> _WRITTEN INSTRUCTION_: Leave out the pictures and repeat the data exactly.

> _GIVEN INFORMATION_:
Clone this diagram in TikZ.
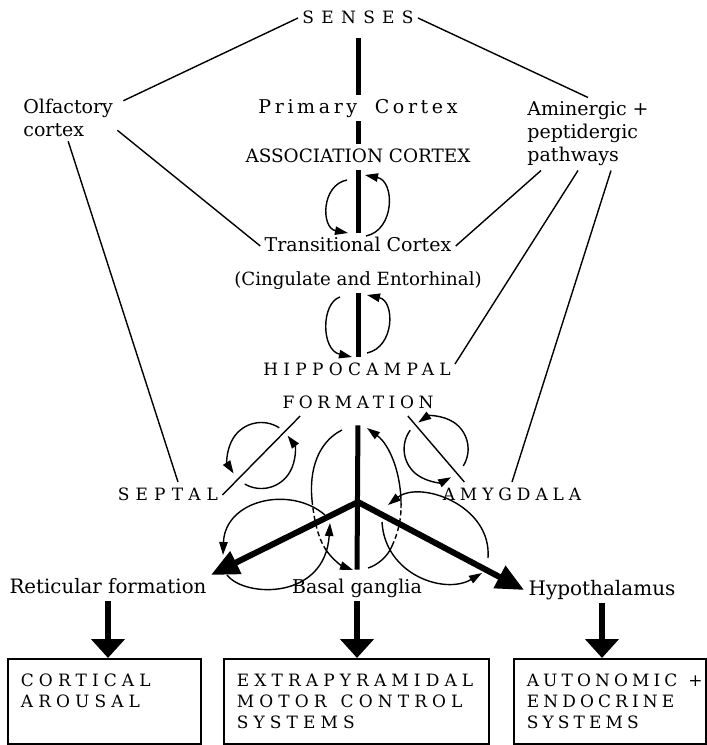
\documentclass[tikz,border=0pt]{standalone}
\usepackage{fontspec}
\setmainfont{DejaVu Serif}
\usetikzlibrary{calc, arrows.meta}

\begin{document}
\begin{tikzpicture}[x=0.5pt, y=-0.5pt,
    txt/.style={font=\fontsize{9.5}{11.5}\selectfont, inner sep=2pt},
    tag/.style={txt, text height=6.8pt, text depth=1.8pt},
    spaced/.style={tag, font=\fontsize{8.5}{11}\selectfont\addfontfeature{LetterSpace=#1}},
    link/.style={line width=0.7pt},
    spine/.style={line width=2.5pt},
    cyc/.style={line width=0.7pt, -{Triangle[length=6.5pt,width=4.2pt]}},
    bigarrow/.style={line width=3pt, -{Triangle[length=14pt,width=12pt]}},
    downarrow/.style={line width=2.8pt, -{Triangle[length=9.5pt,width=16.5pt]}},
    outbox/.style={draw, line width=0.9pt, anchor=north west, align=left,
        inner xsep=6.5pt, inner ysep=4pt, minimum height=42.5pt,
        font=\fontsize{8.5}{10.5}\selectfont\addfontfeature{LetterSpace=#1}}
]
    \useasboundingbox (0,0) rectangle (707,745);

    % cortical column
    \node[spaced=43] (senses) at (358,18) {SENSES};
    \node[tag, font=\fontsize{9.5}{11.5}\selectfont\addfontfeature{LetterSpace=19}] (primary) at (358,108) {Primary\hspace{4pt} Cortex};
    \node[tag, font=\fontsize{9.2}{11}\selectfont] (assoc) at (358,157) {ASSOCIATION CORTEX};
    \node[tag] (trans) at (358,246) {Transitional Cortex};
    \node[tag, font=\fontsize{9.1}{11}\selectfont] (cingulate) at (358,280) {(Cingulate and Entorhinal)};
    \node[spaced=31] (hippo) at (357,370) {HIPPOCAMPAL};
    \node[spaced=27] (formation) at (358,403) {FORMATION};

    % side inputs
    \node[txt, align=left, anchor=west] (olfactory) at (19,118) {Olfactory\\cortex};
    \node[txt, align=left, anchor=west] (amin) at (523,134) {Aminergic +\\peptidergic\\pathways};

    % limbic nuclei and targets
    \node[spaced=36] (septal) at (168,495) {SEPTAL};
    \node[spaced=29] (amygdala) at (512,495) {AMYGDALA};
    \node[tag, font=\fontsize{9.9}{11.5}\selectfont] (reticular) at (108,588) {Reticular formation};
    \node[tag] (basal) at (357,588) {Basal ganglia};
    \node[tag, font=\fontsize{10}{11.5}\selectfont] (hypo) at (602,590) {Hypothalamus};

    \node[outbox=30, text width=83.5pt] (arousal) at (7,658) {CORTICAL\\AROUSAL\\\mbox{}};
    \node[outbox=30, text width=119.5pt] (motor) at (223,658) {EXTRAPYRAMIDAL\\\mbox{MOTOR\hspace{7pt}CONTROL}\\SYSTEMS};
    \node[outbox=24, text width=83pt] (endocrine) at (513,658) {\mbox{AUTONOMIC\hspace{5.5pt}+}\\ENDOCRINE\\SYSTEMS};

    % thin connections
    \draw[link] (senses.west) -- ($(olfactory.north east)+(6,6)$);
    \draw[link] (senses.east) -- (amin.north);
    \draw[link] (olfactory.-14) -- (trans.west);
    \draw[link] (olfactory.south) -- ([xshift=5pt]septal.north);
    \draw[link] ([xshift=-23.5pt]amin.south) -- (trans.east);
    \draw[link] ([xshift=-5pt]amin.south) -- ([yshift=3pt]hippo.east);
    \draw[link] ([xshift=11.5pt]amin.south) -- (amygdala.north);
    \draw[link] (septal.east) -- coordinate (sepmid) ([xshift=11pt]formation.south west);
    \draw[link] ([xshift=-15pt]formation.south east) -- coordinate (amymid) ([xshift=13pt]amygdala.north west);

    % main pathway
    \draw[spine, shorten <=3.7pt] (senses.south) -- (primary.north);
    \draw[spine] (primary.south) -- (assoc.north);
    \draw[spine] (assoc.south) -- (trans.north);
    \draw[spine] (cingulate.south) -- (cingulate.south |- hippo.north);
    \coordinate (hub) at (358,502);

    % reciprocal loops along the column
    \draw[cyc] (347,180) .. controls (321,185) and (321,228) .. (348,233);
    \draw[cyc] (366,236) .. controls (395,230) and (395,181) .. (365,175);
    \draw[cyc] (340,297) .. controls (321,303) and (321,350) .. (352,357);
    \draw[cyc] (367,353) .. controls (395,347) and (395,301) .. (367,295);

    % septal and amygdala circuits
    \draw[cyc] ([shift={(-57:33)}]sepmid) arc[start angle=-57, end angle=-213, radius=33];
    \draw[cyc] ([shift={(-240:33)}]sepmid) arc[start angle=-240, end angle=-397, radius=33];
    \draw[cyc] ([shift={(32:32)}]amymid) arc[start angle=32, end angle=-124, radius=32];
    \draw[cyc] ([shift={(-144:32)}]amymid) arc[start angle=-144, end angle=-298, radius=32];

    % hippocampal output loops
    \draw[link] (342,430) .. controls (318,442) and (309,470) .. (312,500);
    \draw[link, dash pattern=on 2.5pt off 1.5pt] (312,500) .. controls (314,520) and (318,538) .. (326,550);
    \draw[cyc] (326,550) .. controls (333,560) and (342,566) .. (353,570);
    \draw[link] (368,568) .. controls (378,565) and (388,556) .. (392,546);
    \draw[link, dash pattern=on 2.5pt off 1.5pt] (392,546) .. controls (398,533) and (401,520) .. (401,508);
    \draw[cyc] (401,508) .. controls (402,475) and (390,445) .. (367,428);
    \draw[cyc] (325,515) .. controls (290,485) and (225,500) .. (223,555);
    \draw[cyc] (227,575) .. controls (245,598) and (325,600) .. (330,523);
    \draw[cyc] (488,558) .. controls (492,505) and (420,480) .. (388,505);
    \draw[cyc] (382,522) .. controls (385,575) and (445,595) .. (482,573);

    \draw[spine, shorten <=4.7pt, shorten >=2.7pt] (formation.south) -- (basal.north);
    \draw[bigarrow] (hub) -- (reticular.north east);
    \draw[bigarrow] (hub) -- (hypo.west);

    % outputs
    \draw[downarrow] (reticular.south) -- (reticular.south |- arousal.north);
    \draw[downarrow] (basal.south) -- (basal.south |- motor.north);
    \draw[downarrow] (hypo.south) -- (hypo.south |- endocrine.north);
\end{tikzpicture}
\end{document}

> _FULL ANSWER_:
Clone this diagram in TikZ.
\documentclass[tikz,border=0pt]{standalone}
\usepackage{fontspec}
\setmainfont{DejaVu Serif}
\usetikzlibrary{calc, arrows.meta}

\begin{document}
\begin{tikzpicture}[x=0.5pt, y=-0.5pt,
    txt/.style={font=\fontsize{9.5}{11.5}\selectfont, inner sep=2pt},
    tag/.style={txt, text height=6.8pt, text depth=1.8pt},
    spaced/.style={tag, font=\fontsize{8.5}{11}\selectfont\addfontfeature{LetterSpace=#1}},
    link/.style={line width=0.7pt},
    spine/.style={line width=2.5pt},
    cyc/.style={line width=0.7pt, -{Triangle[length=6.5pt,width=4.2pt]}},
    bigarrow/.style={line width=3pt, -{Triangle[length=14pt,width=12pt]}},
    downarrow/.style={line width=2.8pt, -{Triangle[length=9.5pt,width=16.5pt]}},
    outbox/.style={draw, line width=0.9pt, anchor=north west, align=left,
        inner xsep=6.5pt, inner ysep=4pt, minimum height=42.5pt,
        font=\fontsize{8.5}{10.5}\selectfont\addfontfeature{LetterSpace=#1}}
]
    \useasboundingbox (0,0) rectangle (707,745);

    % cortical column
    \node[spaced=43] (senses) at (358,18) {SENSES};
    \node[tag, font=\fontsize{9.5}{11.5}\selectfont\addfontfeature{LetterSpace=19}] (primary) at (358,108) {Primary\hspace{4pt} Cortex};
    \node[tag, font=\fontsize{9.2}{11}\selectfont] (assoc) at (358,157) {ASSOCIATION CORTEX};
    \node[tag] (trans) at (358,246) {Transitional Cortex};
    \node[tag, font=\fontsize{9.1}{11}\selectfont] (cingulate) at (358,280) {(Cingulate and Entorhinal)};
    \node[spaced=31] (hippo) at (357,370) {HIPPOCAMPAL};
    \node[spaced=27] (formation) at (358,403) {FORMATION};

    % side inputs
    \node[txt, align=left, anchor=west] (olfactory) at (19,118) {Olfactory\\cortex};
    \node[txt, align=left, anchor=west] (amin) at (523,134) {Aminergic +\\peptidergic\\pathways};

    % limbic nuclei and targets
    \node[spaced=36] (septal) at (168,495) {SEPTAL};
    \node[spaced=29] (amygdala) at (512,495) {AMYGDALA};
    \node[tag, font=\fontsize{9.9}{11.5}\selectfont] (reticular) at (108,588) {Reticular formation};
    \node[tag] (basal) at (357,588) {Basal ganglia};
    \node[tag, font=\fontsize{10}{11.5}\selectfont] (hypo) at (602,590) {Hypothalamus};

    \node[outbox=30, text width=83.5pt] (arousal) at (7,658) {CORTICAL\\AROUSAL\\\mbox{}};
    \node[outbox=30, text width=119.5pt] (motor) at (223,658) {EXTRAPYRAMIDAL\\\mbox{MOTOR\hspace{7pt}CONTROL}\\SYSTEMS};
    \node[outbox=24, text width=83pt] (endocrine) at (513,658) {\mbox{AUTONOMIC\hspace{5.5pt}+}\\ENDOCRINE\\SYSTEMS};

    % thin connections
    \draw[link] (senses.west) -- ($(olfactory.north east)+(6,6)$);
    \draw[link] (senses.east) -- (amin.north);
    \draw[link] (olfactory.-14) -- (trans.west);
    \draw[link] (olfactory.south) -- ([xshift=5pt]septal.north);
    \draw[link] ([xshift=-23.5pt]amin.south) -- (trans.east);
    \draw[link] ([xshift=-5pt]amin.south) -- ([yshift=3pt]hippo.east);
    \draw[link] ([xshift=11.5pt]amin.south) -- (amygdala.north);
    \draw[link] (septal.east) -- coordinate (sepmid) ([xshift=11pt]formation.south west);
    \draw[link] ([xshift=-15pt]formation.south east) -- coordinate (amymid) ([xshift=13pt]amygdala.north west);

    % main pathway
    \draw[spine, shorten <=3.7pt] (senses.south) -- (primary.north);
    \draw[spine] (primary.south) -- (assoc.north);
    \draw[spine] (assoc.south) -- (trans.north);
    \draw[spine] (cingulate.south) -- (cingulate.south |- hippo.north);
    \coordinate (hub) at (358,502);

    % reciprocal loops along the column
    \draw[cyc] (347,180) .. controls (321,185) and (321,228) .. (348,233);
    \draw[cyc] (366,236) .. controls (395,230) and (395,181) .. (365,175);
    \draw[cyc] (340,297) .. controls (321,303) and (321,350) .. (352,357);
    \draw[cyc] (367,353) .. controls (395,347) and (395,301) .. (367,295);

    % septal and amygdala circuits
    \draw[cyc] ([shift={(-57:33)}]sepmid) arc[start angle=-57, end angle=-213, radius=33];
    \draw[cyc] ([shift={(-240:33)}]sepmid) arc[start angle=-240, end angle=-397, radius=33];
    \draw[cyc] ([shift={(32:32)}]amymid) arc[start angle=32, end angle=-124, radius=32];
    \draw[cyc] ([shift={(-144:32)}]amymid) arc[start angle=-144, end angle=-298, radius=32];

    % hippocampal output loops
    \draw[link] (342,430) .. controls (318,442) and (309,470) .. (312,500);
    \draw[link, dash pattern=on 2.5pt off 1.5pt] (312,500) .. controls (314,520) and (318,538) .. (326,550);
    \draw[cyc] (326,550) .. controls (333,560) and (342,566) .. (353,570);
    \draw[link] (368,568) .. controls (378,565) and (388,556) .. (392,546);
    \draw[link, dash pattern=on 2.5pt off 1.5pt] (392,546) .. controls (398,533) and (401,520) .. (401,508);
    \draw[cyc] (401,508) .. controls (402,475) and (390,445) .. (367,428);
    \draw[cyc] (325,515) .. controls (290,485) and (225,500) .. (223,555);
    \draw[cyc] (227,575) .. controls (245,598) and (325,600) .. (330,523);
    \draw[cyc] (488,558) .. controls (492,505) and (420,480) .. (388,505);
    \draw[cyc] (382,522) .. controls (385,575) and (445,595) .. (482,573);

    \draw[spine, shorten <=4.7pt, shorten >=2.7pt] (formation.south) -- (basal.north);
    \draw[bigarrow] (hub) -- (reticular.north east);
    \draw[bigarrow] (hub) -- (hypo.west);

    % outputs
    \draw[downarrow] (reticular.south) -- (reticular.south |- arousal.north);
    \draw[downarrow] (basal.south) -- (basal.south |- motor.north);
    \draw[downarrow] (hypo.south) -- (hypo.south |- endocrine.north);
\end{tikzpicture}
\end{document}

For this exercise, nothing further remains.